Here are some examples:
- With the Citi® Diamond Preferred® card, you gain special access to tickets for events like concerts and dining experiences through the Citi Entertainment® program.
- During the first year you have it, the Discover it® Cash Back card automatically matches all of the cash back you’ve earned.
- The U.S. Bank Visa® Platinum card gives you up to $600 worth of protection for your cellphone (subject to a $25 deductible) against covered damage or theft when you pay your monthly bill with this card.
- The Chase Freedom Unlimited card lets you earn 5% cash back on travel purchased through Chase Ultimate Rewards, 3% at restaurants and drugstores and 1.5% on all other purchases.
Figure out what to do when the 0% period ends
That 0% APR period will end in a matter of months, normally six to 18. If you know you can pay off the full balance before the 0% rate expires, you have less to worry about.

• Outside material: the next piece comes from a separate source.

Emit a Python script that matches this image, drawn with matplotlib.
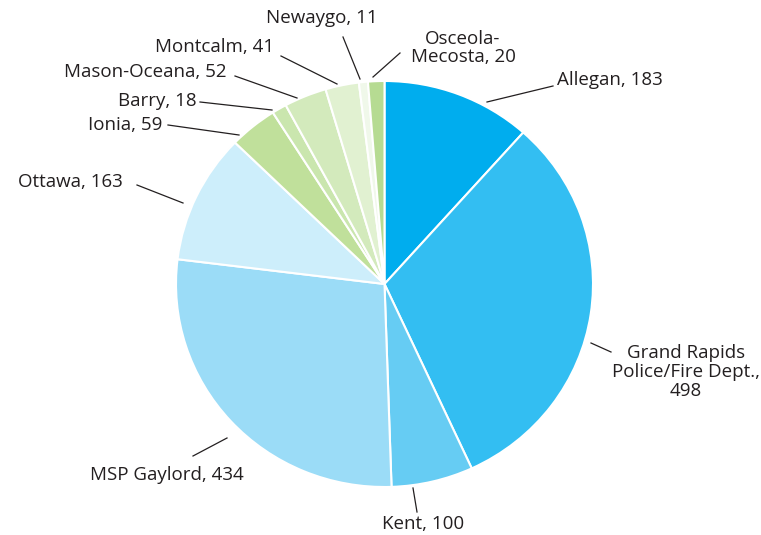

Here’s what you might do if a balance remains when the APR switches from 0% to regular:
- Pay off the balance as soon as possible. Once the 0% expires, you’ll pay the regular APR for as long as you carry a balance.
- Ask for a lower rate. If you’ve got a positive history with your account, the card issuer may be willing to grant your request for a reduced APR.
- Look into a balance transfer. You might be able to offload the balance from the card with the expired 0% rate to another card with a 0% intro rate.
- Consider a debt consolidation loan. A debt consolidation loan may enable you to tackle the leftover balance at an APR that’s lower than the regular APR for the credit card. Keep in mind, though, that if the payoff period for the loan lasts a while, you could wind up paying more interest overall than if you’d simply stuck with the credit card.
A credit card with a 0% introductory APR can be a valuable tool in your credit toolbox. Choose a card that suits your needs, whether that’s paying off a balance transfer or a major purchase interest-free. Read the terms and conditions carefully and have a plan in place to pay it off within the card’s introductory 0% APR period, so you avoid unnecessary fees and interest charges.